The cost issue is even more dramatic. The tankless heaters are expensive. A large whole house model typically costs $1,000.00. A traditional storage tank water heater that has a super-fast recovery time costs less than $500.00. Add a secondary accessory anode rod to this heater at a cost of $125.00 and you can have a traditional water heater that may last 15 - 20 years.

Your Current Hot Water Bill

How much do you spend heating hot water each day?

It's fairly easy to calculate if you heat with natural gas or propane.

Look at your natural gas bills for the months of June, July and August. Normally your furnace never operates during this time period.

Most people have electric clothes dryers. You may not have a gas cooktop.

If so, what you see on your gas bill during these months is what you spend to heat water.

You'll probably discover it's about $1 or $1.50 per day at the most.

True Cost to Operate

But the cost issue does not end there. The tankless heater manufacturers often claim all sorts of energy savings when you switch to their products. My calculations show just the opposite. Let's use one of my summer gas bills for a comparison.

That month the cost of natural gas in my city was 53.4 cents for each 100 cubic feet of gas consumed. My family used 2,400 cubic feet of gas during that month.

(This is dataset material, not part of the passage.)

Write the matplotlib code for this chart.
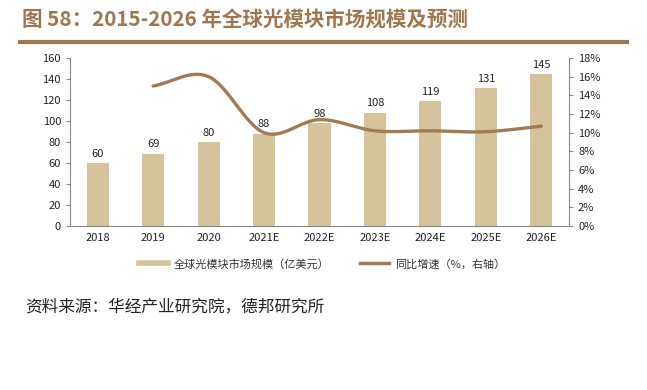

Most of it went to my traditional storage tank water heater, some went to our gas range that was used each day to cook and the remainder went to our gas clothes dryer. I estimate that it cost me approximately 37 cents per day to provide hot water for my family of five and we rarely run out of hot water.

I also timed our hot water usage. On average, hot water runs in our home approximately 90 minutes each day. Fifty minutes of that usage is showers, the rest being cooking and cleaning.

IMPORTANT NOTE: When you turn on a hot-water faucet in your home with a tankless heater, the heater immediately starts to work. It doesn't shut off until you turn off the hot water.

If I had a large 165,000 Btu tankless heater at my home, it would have consumed 248 cubic feet of gas each day. Each hour the tankless heater is operating, it burns 165,000 Btu's of natural gas. If it operates ninety minutes, then it will burn 247.5 Btus. There are 1000 Btus per cubic foot of gas.

Each day I'd burn 247.5 cubic feet of gas. Multiply the 53.4 cents by 2.475 and you come up with the cost of gas per day using a tankless heater.

Doing the math, I arrive at a cost of $1.32 per day using a whole house tankless heater. Unless I am mistaken, it would cost 3.5 times more money to use this heater in my home.

Some Don't Care About Money

There's no doubt in my mind that a tankless water heater works in some warm climates and for certain people who have low or moderate demands for hot water. But there is no way a tankless water heater could keep up with my family, especially my son. In fact, if I had a tankless heater, he alone would bankrupt me as he would stay in the soothing shower all day long.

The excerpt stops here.